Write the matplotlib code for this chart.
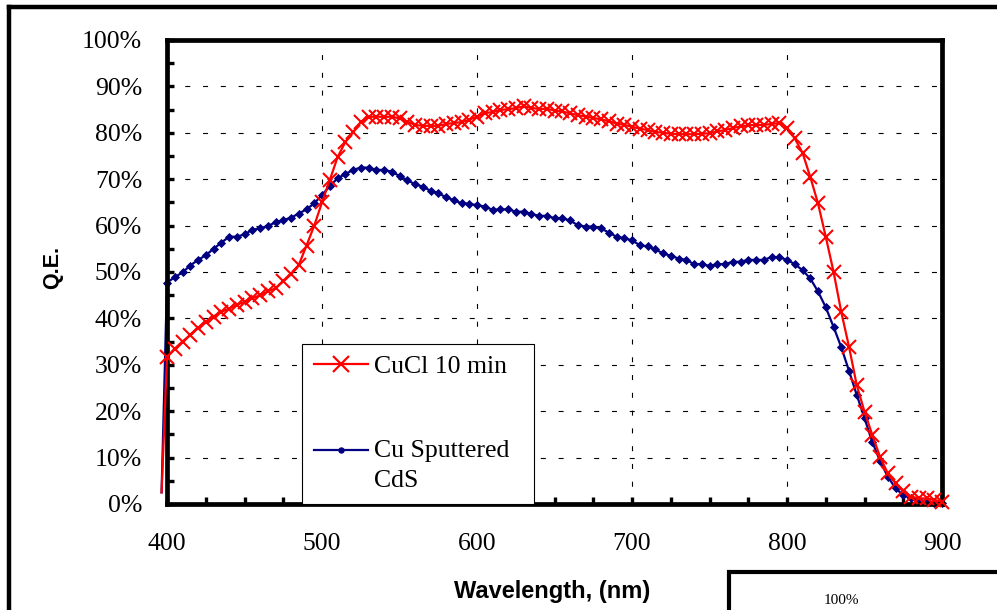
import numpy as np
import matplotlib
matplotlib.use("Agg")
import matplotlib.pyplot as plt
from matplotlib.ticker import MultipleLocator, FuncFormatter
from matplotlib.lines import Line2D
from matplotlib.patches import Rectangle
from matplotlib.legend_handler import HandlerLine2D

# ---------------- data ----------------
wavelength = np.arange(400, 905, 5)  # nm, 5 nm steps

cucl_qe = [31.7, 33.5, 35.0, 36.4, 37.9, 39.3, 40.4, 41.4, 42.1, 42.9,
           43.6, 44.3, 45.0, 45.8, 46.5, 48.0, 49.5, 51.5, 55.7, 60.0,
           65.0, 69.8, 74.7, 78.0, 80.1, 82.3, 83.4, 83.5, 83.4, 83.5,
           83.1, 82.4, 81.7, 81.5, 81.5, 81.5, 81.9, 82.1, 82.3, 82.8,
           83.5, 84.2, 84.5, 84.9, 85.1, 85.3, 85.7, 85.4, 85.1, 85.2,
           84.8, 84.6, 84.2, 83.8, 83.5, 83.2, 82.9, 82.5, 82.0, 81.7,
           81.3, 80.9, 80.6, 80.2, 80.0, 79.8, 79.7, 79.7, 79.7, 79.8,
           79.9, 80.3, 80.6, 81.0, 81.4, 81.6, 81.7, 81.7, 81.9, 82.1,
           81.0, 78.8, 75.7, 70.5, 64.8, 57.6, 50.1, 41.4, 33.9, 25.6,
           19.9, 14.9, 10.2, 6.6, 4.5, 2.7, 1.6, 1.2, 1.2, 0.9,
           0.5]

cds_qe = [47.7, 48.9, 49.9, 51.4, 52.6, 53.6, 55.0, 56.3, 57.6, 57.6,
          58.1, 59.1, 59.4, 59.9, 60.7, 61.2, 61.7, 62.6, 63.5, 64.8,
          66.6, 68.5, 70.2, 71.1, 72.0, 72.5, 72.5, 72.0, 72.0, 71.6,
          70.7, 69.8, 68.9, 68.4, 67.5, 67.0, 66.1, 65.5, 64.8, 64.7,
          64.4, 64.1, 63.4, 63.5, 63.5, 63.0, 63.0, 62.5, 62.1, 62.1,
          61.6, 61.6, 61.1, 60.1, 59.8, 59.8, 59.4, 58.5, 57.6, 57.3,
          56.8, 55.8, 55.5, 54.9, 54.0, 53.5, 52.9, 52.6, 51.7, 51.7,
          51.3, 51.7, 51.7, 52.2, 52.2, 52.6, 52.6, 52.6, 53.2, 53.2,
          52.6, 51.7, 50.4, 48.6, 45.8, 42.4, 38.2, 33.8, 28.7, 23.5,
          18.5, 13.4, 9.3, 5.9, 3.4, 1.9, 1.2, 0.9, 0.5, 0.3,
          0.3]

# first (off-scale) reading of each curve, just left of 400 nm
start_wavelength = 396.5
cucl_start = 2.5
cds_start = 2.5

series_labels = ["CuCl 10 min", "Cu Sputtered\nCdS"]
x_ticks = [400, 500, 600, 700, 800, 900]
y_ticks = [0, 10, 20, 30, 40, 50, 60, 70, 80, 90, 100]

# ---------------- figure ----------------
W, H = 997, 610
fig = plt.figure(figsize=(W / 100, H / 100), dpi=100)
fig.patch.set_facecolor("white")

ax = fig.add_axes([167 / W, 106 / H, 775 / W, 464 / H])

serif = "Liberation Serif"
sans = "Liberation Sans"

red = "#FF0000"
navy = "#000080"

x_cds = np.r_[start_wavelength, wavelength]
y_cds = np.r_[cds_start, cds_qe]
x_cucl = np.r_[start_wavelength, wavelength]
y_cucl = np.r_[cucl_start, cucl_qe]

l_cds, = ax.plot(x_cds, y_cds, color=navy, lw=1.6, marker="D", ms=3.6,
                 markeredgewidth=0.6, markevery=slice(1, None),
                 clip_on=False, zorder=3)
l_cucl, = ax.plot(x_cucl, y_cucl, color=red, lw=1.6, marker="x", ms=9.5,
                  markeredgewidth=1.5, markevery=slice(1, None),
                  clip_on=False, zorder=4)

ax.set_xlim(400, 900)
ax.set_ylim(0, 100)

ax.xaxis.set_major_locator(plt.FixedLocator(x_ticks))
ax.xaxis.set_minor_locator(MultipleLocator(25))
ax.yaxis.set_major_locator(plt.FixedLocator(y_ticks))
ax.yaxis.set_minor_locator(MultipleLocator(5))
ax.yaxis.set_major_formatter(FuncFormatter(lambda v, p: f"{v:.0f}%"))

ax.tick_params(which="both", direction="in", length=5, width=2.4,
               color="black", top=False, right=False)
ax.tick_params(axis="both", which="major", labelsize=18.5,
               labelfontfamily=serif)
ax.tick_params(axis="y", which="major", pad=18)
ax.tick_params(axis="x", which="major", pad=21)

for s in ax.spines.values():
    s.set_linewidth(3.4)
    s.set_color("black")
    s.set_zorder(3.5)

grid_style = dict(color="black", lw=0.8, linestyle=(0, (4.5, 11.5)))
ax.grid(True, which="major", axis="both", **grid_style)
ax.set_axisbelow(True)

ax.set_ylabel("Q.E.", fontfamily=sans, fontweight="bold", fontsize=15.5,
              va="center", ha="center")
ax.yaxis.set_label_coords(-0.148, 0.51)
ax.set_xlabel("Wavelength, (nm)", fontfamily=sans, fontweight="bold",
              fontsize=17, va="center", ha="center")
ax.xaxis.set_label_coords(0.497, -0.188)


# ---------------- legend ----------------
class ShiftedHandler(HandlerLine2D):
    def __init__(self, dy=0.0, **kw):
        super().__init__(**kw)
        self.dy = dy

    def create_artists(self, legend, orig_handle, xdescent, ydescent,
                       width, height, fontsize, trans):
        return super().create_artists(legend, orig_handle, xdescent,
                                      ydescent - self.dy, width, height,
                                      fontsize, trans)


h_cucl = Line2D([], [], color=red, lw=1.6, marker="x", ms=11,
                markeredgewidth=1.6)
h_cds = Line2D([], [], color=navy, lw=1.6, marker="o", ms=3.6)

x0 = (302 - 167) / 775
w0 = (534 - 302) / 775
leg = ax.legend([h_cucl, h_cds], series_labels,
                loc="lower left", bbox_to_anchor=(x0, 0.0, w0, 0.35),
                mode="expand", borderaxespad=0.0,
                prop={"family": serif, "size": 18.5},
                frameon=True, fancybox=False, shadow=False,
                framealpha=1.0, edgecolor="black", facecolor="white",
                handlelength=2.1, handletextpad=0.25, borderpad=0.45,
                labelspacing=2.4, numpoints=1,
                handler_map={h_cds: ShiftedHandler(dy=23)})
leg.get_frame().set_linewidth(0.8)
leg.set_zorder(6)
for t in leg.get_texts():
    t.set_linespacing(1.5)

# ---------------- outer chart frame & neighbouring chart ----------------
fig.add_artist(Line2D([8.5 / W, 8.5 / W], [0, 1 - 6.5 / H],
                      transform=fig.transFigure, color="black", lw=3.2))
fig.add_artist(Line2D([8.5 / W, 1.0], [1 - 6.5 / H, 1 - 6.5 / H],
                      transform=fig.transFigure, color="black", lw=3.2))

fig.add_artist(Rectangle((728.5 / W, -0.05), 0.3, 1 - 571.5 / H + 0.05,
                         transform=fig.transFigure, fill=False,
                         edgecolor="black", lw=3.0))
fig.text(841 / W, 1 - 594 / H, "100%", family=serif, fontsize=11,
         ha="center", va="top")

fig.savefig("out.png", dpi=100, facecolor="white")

◆ **YOUR GOAL**:
Please reproduce the listing exactly from its opening line through the line that contains "80, 90, 100]", both included, with all pictures omitted.

◆ **FINISHED ANSWER**:
Write the matplotlib code for this chart.
import numpy as np
import matplotlib
matplotlib.use("Agg")
import matplotlib.pyplot as plt
from matplotlib.ticker import MultipleLocator, FuncFormatter
from matplotlib.lines import Line2D
from matplotlib.patches import Rectangle
from matplotlib.legend_handler import HandlerLine2D

# ---------------- data ----------------
wavelength = np.arange(400, 905, 5)  # nm, 5 nm steps

cucl_qe = [31.7, 33.5, 35.0, 36.4, 37.9, 39.3, 40.4, 41.4, 42.1, 42.9,
           43.6, 44.3, 45.0, 45.8, 46.5, 48.0, 49.5, 51.5, 55.7, 60.0,
           65.0, 69.8, 74.7, 78.0, 80.1, 82.3, 83.4, 83.5, 83.4, 83.5,
           83.1, 82.4, 81.7, 81.5, 81.5, 81.5, 81.9, 82.1, 82.3, 82.8,
           83.5, 84.2, 84.5, 84.9, 85.1, 85.3, 85.7, 85.4, 85.1, 85.2,
           84.8, 84.6, 84.2, 83.8, 83.5, 83.2, 82.9, 82.5, 82.0, 81.7,
           81.3, 80.9, 80.6, 80.2, 80.0, 79.8, 79.7, 79.7, 79.7, 79.8,
           79.9, 80.3, 80.6, 81.0, 81.4, 81.6, 81.7, 81.7, 81.9, 82.1,
           81.0, 78.8, 75.7, 70.5, 64.8, 57.6, 50.1, 41.4, 33.9, 25.6,
           19.9, 14.9, 10.2, 6.6, 4.5, 2.7, 1.6, 1.2, 1.2, 0.9,
           0.5]

cds_qe = [47.7, 48.9, 49.9, 51.4, 52.6, 53.6, 55.0, 56.3, 57.6, 57.6,
          58.1, 59.1, 59.4, 59.9, 60.7, 61.2, 61.7, 62.6, 63.5, 64.8,
          66.6, 68.5, 70.2, 71.1, 72.0, 72.5, 72.5, 72.0, 72.0, 71.6,
          70.7, 69.8, 68.9, 68.4, 67.5, 67.0, 66.1, 65.5, 64.8, 64.7,
          64.4, 64.1, 63.4, 63.5, 63.5, 63.0, 63.0, 62.5, 62.1, 62.1,
          61.6, 61.6, 61.1, 60.1, 59.8, 59.8, 59.4, 58.5, 57.6, 57.3,
          56.8, 55.8, 55.5, 54.9, 54.0, 53.5, 52.9, 52.6, 51.7, 51.7,
          51.3, 51.7, 51.7, 52.2, 52.2, 52.6, 52.6, 52.6, 53.2, 53.2,
          52.6, 51.7, 50.4, 48.6, 45.8, 42.4, 38.2, 33.8, 28.7, 23.5,
          18.5, 13.4, 9.3, 5.9, 3.4, 1.9, 1.2, 0.9, 0.5, 0.3,
          0.3]

# first (off-scale) reading of each curve, just left of 400 nm
start_wavelength = 396.5
cucl_start = 2.5
cds_start = 2.5

series_labels = ["CuCl 10 min", "Cu Sputtered\nCdS"]
x_ticks = [400, 500, 600, 700, 800, 900]
y_ticks = [0, 10, 20, 30, 40, 50, 60, 70, 80, 90, 100]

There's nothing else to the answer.